Preliminary version of poster design - 1920

Proun design

Proun design

Vyeshch cover - 1922
Vyeshch was an avant-garde, modern art review that seems to have been multi-lingual to a degree. Note the German and French, especially at the lower left. The title is the three large Russian letters, the third of which symbolizes the "shch" sound.

"Iron in Clouds" design for Strastnoy Boulevard structures - 1925
The note at the upper right indicates that this drawing was a gift from Lessitzky to J.J.P. Oud, the Dutch architect who happened to have been born the same year.

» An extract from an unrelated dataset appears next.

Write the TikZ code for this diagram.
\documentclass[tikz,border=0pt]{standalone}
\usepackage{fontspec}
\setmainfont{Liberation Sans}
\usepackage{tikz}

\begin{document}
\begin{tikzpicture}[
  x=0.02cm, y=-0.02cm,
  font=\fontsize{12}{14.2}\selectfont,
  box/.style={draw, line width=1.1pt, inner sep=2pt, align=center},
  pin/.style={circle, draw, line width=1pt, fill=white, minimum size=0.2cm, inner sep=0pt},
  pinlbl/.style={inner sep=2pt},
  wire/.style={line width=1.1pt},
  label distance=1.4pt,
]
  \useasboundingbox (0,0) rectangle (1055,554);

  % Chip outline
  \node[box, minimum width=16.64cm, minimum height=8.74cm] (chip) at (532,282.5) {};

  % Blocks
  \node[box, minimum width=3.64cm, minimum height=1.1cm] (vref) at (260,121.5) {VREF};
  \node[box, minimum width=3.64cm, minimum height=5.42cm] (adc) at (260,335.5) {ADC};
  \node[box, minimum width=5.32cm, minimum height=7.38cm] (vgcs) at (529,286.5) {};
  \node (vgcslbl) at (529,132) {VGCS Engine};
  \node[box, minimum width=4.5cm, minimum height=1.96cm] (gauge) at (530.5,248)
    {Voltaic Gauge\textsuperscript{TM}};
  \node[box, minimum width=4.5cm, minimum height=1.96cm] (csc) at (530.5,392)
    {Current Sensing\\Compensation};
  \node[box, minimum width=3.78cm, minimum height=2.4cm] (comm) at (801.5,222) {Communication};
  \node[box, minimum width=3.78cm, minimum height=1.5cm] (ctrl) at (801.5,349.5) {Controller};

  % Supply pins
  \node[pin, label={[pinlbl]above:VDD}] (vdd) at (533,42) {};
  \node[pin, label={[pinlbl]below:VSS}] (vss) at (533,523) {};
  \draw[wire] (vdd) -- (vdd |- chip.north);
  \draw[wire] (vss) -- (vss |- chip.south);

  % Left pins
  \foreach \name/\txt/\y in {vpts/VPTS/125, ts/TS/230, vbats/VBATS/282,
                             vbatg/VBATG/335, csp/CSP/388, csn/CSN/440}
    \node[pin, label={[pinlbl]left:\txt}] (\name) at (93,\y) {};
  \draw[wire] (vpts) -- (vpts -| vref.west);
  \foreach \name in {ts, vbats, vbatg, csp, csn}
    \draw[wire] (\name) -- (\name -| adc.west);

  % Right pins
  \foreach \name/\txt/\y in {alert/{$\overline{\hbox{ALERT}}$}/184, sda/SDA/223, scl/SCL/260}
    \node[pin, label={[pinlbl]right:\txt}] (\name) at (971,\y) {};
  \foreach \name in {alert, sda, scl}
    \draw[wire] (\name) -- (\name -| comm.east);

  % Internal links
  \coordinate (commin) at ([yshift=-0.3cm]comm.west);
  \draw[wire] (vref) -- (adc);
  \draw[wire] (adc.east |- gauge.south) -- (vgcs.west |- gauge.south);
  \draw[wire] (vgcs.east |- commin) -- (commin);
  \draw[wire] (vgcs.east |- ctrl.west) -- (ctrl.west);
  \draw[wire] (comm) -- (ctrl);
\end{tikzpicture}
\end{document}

Kusntgewrbemuseum Zürich catalog cover - 1929
This is perhaps Lissitzky's best-known graphic design, the merged heads being a clever but not particularly meaningful touch.  The event was a Russian exhibition, presumably of architectural and graphic designs.

1 comment:

Hels said...

I knew about Bauhaus but I did not realise that in 1921 he was working as the Russian cultural ambassador in Weimar Germany. Yet that makes perfect sense. El Lissitzky's total oeuvre was on based on 1. its didactic value and 2. the view that the society needed change and artists should be part of that change.

Whether the modern viewer likes El Lissitzky’s work or not, his posters and book designs fulfilled his goals perfectly.